Science is in an age of change, as are science students so the ‘communication science narrative’ needs to change, explained Adrienne. She illustrated the perennial problem for science students and teachers: textbooks are generally already 3 years out of date by the time they are published (around the time it takes to write one). Also, they’re cumbersome and expensive. So it’s hard to keep up with changes in the scientific fields.
Compounding this necessity for a new form is the fact that scientists are also changing. Citations are very important for scientists as they mean grants and promotions. Those in the field used to rely on how much they were published and cited, but now it’s how many times they’re cited based on certain journals catalogued on the ISI.
All of these citations and references are taking place online, everything is downloaded and no-one’s buying or writing textbooks anymore.
PROMETHEUSWiki is a way to make protocols and methods up-to-date and global. It will communicate information directly, and practices that scientists are actually using can be communicated directly to students without a traditional editorial process.
The wiki will incorporate movies and audio, hyperlinks, glossaries, ratings and recommendations similar to those of eBay and Amazon. It means an entirely new world for scientists, one where they will ‘relinquish creative control of experiments’. The site aims to bridge the gap between wiki and peer-reviewed system, so protocols and methods that evolve into a ‘Gold leaf protocol’ will be published as PDFs.
Libraries a place to take information and dream it #chrismeade #meanland #ifbooks
Chris Meade is the Director of if:book LONDON (‘a think and do tank’), and he has lived a life in books. Anyone curious about the two publishing cultures and the future of reading and creating should be familiar with his work. His personal blog is Book futures and the crowd of exciting projects if:book London is involved with can be found at the Future of the book.
Chris spoke with passion and delight about the projects that he and his colleagues have created over the past few years.
In the digital sphere, all sky is paper and all sea is ink. We are moving from the printed page to networked screen.

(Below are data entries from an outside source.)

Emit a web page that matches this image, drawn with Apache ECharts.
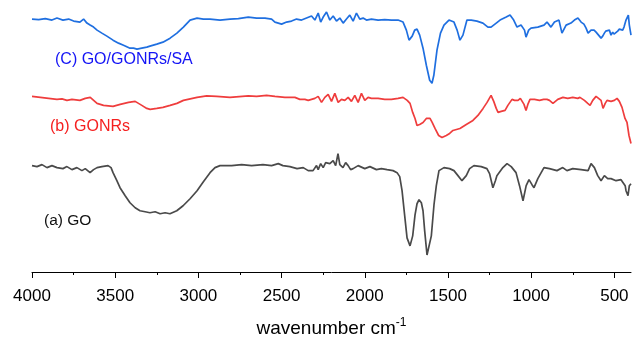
<!DOCTYPE html>
<html><head><meta charset="utf-8">
<script src="https://cdn.jsdelivr.net/npm/echarts@6/dist/echarts.min.js"></script>
<style>html,body{margin:0;padding:0;background:#fff}#c{width:632px;height:339px}</style>
</head><body><div id="c"></div>
<script>
// Wavenumber (cm-1) and offset transmittance (a.u.)
const wnC = [4000,3960,3920,3880,3850,3814,3780,3750,3712,3690,3670,3651,3630,3609,3580,3550,3513,3480,3450,3411,3390,3369,3340,3310,3291,3250,3213,3170,3129,3090,3050,3008,2970,2930,2870,2810,2760,2700,2650,2600,2560,2540,2520,2500,2470,2440,2410,2380,2350,2320,2300,2280,2265,2250,2230,2210,2190,2170,2150,2130,2110,2090,2070,2050,2030,2010,1990,1960,1920,1880,1840,1800,1770,1750,1734,1715,1700,1686,1670,1650,1630,1610,1596,1585,1566,1545,1524,1494,1464,1445,1428,1410,1386,1360,1326,1290,1260,1241,1210,1187,1150,1127,1105,1085,1061,1040,1031,1015,1001,960,923,905,881,860,833,815,790,761,740,719,700,683,670,658,640,622,610,600,590,580,570,560,552,544,530,520,510,502,490,480,470,460,450,442,430,416,410,400];
const tC = [252,251.5,252.5,251,253,251,252,250,249,252,248,246,244,241,238,235,231,228,226,223,223,222,223,224,225,227,229,233,238,244,251,253,252,252,251,252,252.5,254,253,253,252,249,248,247,249,250,252,251,253,255,251,258,249,254,259,251,255,250,253,248,252,256,250,258,252,253,251,252,251,251.5,251,251,249,241,231,235,241,242,236,223,206,191,188,196,221,238,246,251,249,241,231,236,251,251,250,248,244,244,248,251,254,256,251,244,246,241,234,241,243,244,246,249,244,249,251,238,246,248,251,253,249,247,243,238,241,241,239,237,236,233,235,238,240,239,241,236,239,237,238,240,242,243,241,244,251,256,246,236];

const wnB = [4000,3950,3900,3850,3820,3790,3760,3712,3680,3650,3609,3570,3513,3470,3420,3380,3369,3340,3310,3290,3250,3213,3170,3129,3090,3008,2950,2890,2810,2700,2650,2590,2540,2480,2420,2390,2360,2340,2300,2280,2260,2240,2220,2200,2180,2160,2140,2120,2100,2080,2060,2040,2020,2000,1980,1960,1920,1880,1840,1800,1770,1758,1745,1728,1712,1698,1686,1670,1650,1630,1608,1595,1578,1556,1536,1510,1490,1470,1428,1390,1350,1320,1289,1265,1241,1225,1210,1199,1180,1157,1140,1115,1100,1079,1065,1055,1043,1031,1020,1007,980,950,925,905,890,869,840,809,780,750,720,707,680,660,646,630,610,598,580,568,555,544,520,500,484,470,454,436,424,412,400];
const tB = [175,174,173,172,172.5,171,172,171,173,174,168,166,165,167,169,170,170,166,163,162,163,164,166,168,171,174,175.5,175,174,175.5,175,176,175,174,174,172,172,171,173,175,169,174,177,170,178,169,172,171,174,170,176,169,178,171,174,173,173,172,172,173,174,174,171,168,159,153,146,147,149,153,153,149,143,136,134,136,138,141,143,147,151,156,163,169,176,170,163,159,160,161,166,172,171,171,173,172,167,161,167,172,172,171,172,172,171,168,172,174,173,174,173,174,171,168,166,171,175,176,171,163,168,171,170,171,173,170,164,153,149,136,128];

const wnA = [4000,3970,3940,3910,3880,3850,3814,3790,3760,3730,3700,3680,3651,3630,3609,3580,3543,3525,3513,3490,3471,3440,3411,3380,3351,3320,3291,3260,3230,3200,3171,3130,3092,3050,3008,2970,2930,2900,2870,2800,2740,2680,2612,2560,2520,2492,2450,2407,2370,2340,2311,2290,2280,2265,2250,2235,2227,2210,2190,2175,2161,2150,2131,2115,2100,2085,2070,2040,2000,1969,1930,1900,1866,1830,1806,1790,1776,1760,1746,1728,1712,1698,1686,1674,1660,1650,1640,1626,1614,1600,1584,1570,1554,1524,1490,1464,1440,1416,1390,1370,1344,1300,1266,1250,1230,1215,1206,1170,1145,1120,1091,1070,1049,1030,1013,995,983,960,923,890,845,810,785,750,700,658,640,620,600,580,560,540,520,490,460,448,435,430,418,410,400];
const tA = [106,105,107,104,106,104,103,105,102,104,101,103,99,102,104,105,106,104,99,91,84,76,69,64,61,60,59,60,58,59,58,61,66,73,81,90,99,104,106,106,107,106,107,106,108,106,105,103,104,101,101,106,102,108,104,109,108,108,111,106,118,107,104,109,106,102,103,106,103,105,102,103,102,101,99,95,81,56,34,26,36,57,68,72,69,61,41,17,16,36,67,86,101,104,103,101,96,91,96,103,106,105,103,98,84,91,96,104,108,105,99,86,71,86,92,87,84,93,104,103,101,104,101,103,102,101,108,104,96,91,96,93,93,91,92,91,86,81,76,86,88];

const majorTicks = [4000,3500,3000,2500,2000,1500,1000,500];
const minorTicks = [3750,3250,2750,2250,1750,1250,750];
const seriesNames = ['(C) GO/GONRs/SA','(b) GONRs','(a) GO'];

const zip = (w,t) => w.map((x,i)=>[x,t[i]]);
const chart = echarts.init(document.getElementById('c'), null, {renderer:'canvas'});
const baseX = {
  type:'value', min:400, max:4000, inverse:true, position:'bottom',
  splitLine:{show:false}
};
chart.setOption({
  animation:false,
  grid:{left:32, right:1, top:0, bottom:67, containLabel:false, outerBoundsMode:'none'},
  xAxis:[
    Object.assign({}, baseX, {
      axisLine:{show:true, lineStyle:{color:'#000', width:1}},
      axisTick:{show:true, inside:false, length:6, lineStyle:{color:'#000'}, customValues:majorTicks},
      axisLabel:{show:true, customValues:majorTicks, formatter:v=>String(v), fontFamily:'Liberation Sans', fontSize:17, color:'#000', margin:16},
      name:'{a|wavenumber cm}{s|-1}', nameLocation:'middle', nameGap:45,
      nameTextStyle:{rich:{a:{fontFamily:'Liberation Sans', fontSize:19, color:'#000'}, s:{fontFamily:'Liberation Sans', fontSize:12, color:'#000', verticalAlign:'top', padding:[0,0,12,0]}}}
    }),
    Object.assign({}, baseX, {
      axisLine:{show:false},
      axisTick:{show:true, inside:false, length:3, lineStyle:{color:'#000'}, customValues:minorTicks},
      axisLabel:{show:false}
    })
  ],
  yAxis:{type:'value', min:0, max:271, show:false},
  series:[
    {name:seriesNames[0], type:'line', data:zip(wnC,tC), showSymbol:false, lineStyle:{color:'#1f6fe0', width:1.7}, xAxisIndex:0},
    {name:seriesNames[1], type:'line', data:zip(wnB,tB), showSymbol:false, lineStyle:{color:'#ef3d3d', width:1.7}, xAxisIndex:0},
    {name:seriesNames[2], type:'line', data:zip(wnA,tA), showSymbol:false, lineStyle:{color:'#4a4a4a', width:1.7}, xAxisIndex:0}
  ],
  graphic:[
    {type:'text', left:55, top:52, style:{text:seriesNames[0], fill:'#1414f5', font:'16px "Liberation Sans"'}},
    {type:'text', left:50, top:119, style:{text:seriesNames[1], fill:'#f52020', font:'16px "Liberation Sans"'}},
    {type:'text', left:44, top:213, style:{text:seriesNames[2], fill:'#111', font:'15.5px "Liberation Sans"'}}
  ]
});
</script></body></html>
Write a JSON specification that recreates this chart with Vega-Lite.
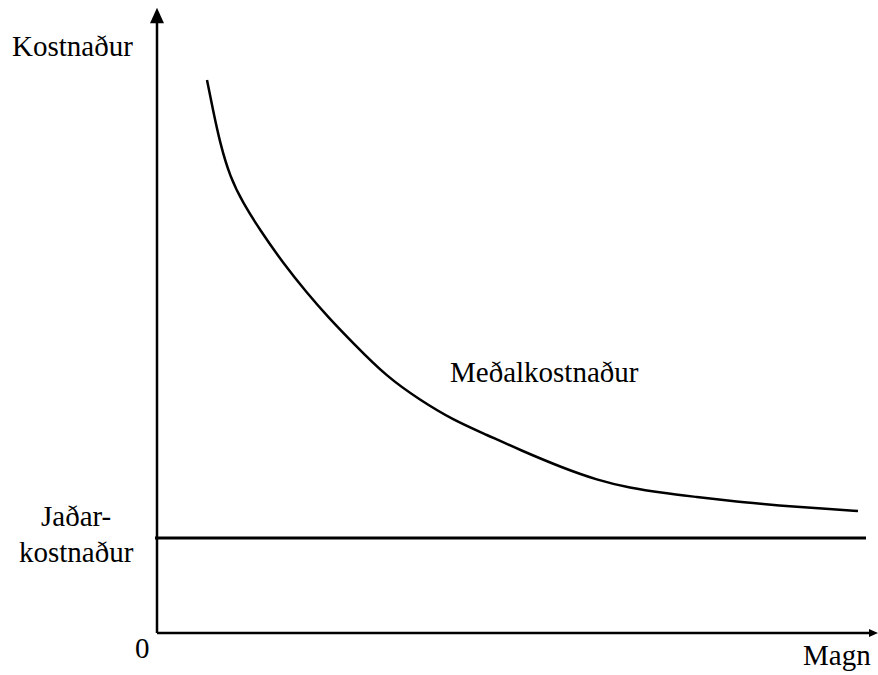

Chris pondered why we still hold onto the idea that ‘real knowledge is in books’, despite all the other technology and learning that has developed over human history. He went on to briefly summarise the ventures he has been involved with, starting with his Masters project, In search of Lost Tim, to an experiment in the development of narrative with, The hotbook, which he summed up as ‘a guide to being 12’.
Intrepid readers should also investigate Songs of imagination and digitaisation.
Chris’ talk was brief, but what came through most strongly was the need to engage with the reading process and audiences alike.
All these panelists emphasised that thinking and living with these new technologies is about experimentation, trial and error, and exploration of space and structures. Plus enthusiasm. Don’t forget the enthusiasm.